◆ **Problem statement**: Return the listing below verbatim. Pictures do not belong in the copy.

══════════

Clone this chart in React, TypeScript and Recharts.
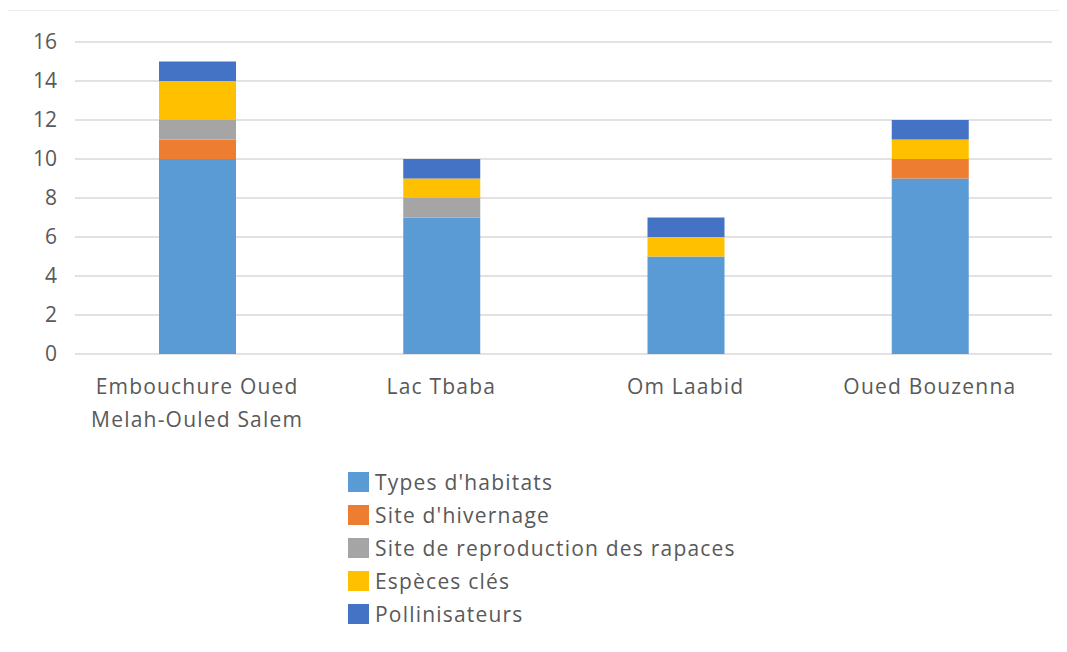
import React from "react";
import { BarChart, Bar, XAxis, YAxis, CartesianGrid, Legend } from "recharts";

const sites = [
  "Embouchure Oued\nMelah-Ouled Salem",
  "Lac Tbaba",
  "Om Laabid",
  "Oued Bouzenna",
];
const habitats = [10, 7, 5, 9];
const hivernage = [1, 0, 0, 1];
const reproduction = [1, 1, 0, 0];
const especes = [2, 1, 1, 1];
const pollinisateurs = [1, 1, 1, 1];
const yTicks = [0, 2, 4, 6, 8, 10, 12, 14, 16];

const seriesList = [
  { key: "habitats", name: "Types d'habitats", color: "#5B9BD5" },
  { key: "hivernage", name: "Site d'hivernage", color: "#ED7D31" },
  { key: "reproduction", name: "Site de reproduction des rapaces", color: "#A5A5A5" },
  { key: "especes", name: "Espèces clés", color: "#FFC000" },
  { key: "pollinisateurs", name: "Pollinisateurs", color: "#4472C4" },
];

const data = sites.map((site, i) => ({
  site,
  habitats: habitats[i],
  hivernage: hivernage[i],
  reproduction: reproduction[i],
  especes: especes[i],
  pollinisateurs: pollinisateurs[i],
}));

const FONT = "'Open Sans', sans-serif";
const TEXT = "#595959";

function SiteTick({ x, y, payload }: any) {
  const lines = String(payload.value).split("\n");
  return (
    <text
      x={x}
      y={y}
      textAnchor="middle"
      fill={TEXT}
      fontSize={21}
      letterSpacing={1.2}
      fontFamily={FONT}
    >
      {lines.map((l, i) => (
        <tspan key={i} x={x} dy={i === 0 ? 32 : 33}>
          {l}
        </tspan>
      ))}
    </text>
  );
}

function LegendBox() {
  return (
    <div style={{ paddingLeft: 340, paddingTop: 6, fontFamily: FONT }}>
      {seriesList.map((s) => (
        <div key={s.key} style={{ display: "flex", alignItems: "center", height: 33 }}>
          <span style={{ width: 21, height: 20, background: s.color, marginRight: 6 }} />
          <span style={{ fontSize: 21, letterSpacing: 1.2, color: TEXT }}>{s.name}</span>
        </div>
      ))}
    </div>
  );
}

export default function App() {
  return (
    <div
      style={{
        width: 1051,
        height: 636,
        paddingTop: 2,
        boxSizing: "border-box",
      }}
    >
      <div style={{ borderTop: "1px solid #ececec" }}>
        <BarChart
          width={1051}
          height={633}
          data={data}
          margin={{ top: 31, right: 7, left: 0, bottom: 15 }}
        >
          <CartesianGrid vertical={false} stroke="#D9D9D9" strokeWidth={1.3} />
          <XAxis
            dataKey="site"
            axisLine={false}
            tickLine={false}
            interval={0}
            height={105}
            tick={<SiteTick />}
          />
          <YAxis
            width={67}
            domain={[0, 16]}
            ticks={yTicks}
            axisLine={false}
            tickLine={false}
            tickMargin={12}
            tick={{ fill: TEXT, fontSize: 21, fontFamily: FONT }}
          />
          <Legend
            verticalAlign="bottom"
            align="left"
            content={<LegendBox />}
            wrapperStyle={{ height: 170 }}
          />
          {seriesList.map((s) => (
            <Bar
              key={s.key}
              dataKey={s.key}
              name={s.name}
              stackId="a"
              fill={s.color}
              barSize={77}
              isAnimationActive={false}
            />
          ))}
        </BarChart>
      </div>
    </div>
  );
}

══════════

◆ **Complete answer**:
Clone this chart in React, TypeScript and Recharts.
import React from "react";
import { BarChart, Bar, XAxis, YAxis, CartesianGrid, Legend } from "recharts";

const sites = [
  "Embouchure Oued\nMelah-Ouled Salem",
  "Lac Tbaba",
  "Om Laabid",
  "Oued Bouzenna",
];
const habitats = [10, 7, 5, 9];
const hivernage = [1, 0, 0, 1];
const reproduction = [1, 1, 0, 0];
const especes = [2, 1, 1, 1];
const pollinisateurs = [1, 1, 1, 1];
const yTicks = [0, 2, 4, 6, 8, 10, 12, 14, 16];

const seriesList = [
  { key: "habitats", name: "Types d'habitats", color: "#5B9BD5" },
  { key: "hivernage", name: "Site d'hivernage", color: "#ED7D31" },
  { key: "reproduction", name: "Site de reproduction des rapaces", color: "#A5A5A5" },
  { key: "especes", name: "Espèces clés", color: "#FFC000" },
  { key: "pollinisateurs", name: "Pollinisateurs", color: "#4472C4" },
];

const data = sites.map((site, i) => ({
  site,
  habitats: habitats[i],
  hivernage: hivernage[i],
  reproduction: reproduction[i],
  especes: especes[i],
  pollinisateurs: pollinisateurs[i],
}));

const FONT = "'Open Sans', sans-serif";
const TEXT = "#595959";

function SiteTick({ x, y, payload }: any) {
  const lines = String(payload.value).split("\n");
  return (
    <text
      x={x}
      y={y}
      textAnchor="middle"
      fill={TEXT}
      fontSize={21}
      letterSpacing={1.2}
      fontFamily={FONT}
    >
      {lines.map((l, i) => (
        <tspan key={i} x={x} dy={i === 0 ? 32 : 33}>
          {l}
        </tspan>
      ))}
    </text>
  );
}

function LegendBox() {
  return (
    <div style={{ paddingLeft: 340, paddingTop: 6, fontFamily: FONT }}>
      {seriesList.map((s) => (
        <div key={s.key} style={{ display: "flex", alignItems: "center", height: 33 }}>
          <span style={{ width: 21, height: 20, background: s.color, marginRight: 6 }} />
          <span style={{ fontSize: 21, letterSpacing: 1.2, color: TEXT }}>{s.name}</span>
        </div>
      ))}
    </div>
  );
}

export default function App() {
  return (
    <div
      style={{
        width: 1051,
        height: 636,
        paddingTop: 2,
        boxSizing: "border-box",
      }}
    >
      <div style={{ borderTop: "1px solid #ececec" }}>
        <BarChart
          width={1051}
          height={633}
          data={data}
          margin={{ top: 31, right: 7, left: 0, bottom: 15 }}
        >
          <CartesianGrid vertical={false} stroke="#D9D9D9" strokeWidth={1.3} />
          <XAxis
            dataKey="site"
            axisLine={false}
            tickLine={false}
            interval={0}
            height={105}
            tick={<SiteTick />}
          />
          <YAxis
            width={67}
            domain={[0, 16]}
            ticks={yTicks}
            axisLine={false}
            tickLine={false}
            tickMargin={12}
            tick={{ fill: TEXT, fontSize: 21, fontFamily: FONT }}
          />
          <Legend
            verticalAlign="bottom"
            align="left"
            content={<LegendBox />}
            wrapperStyle={{ height: 170 }}
          />
          {seriesList.map((s) => (
            <Bar
              key={s.key}
              dataKey={s.key}
              name={s.name}
              stackId="a"
              fill={s.color}
              barSize={77}
              isAnimationActive={false}
            />
          ))}
        </BarChart>
      </div>
    </div>
  );
}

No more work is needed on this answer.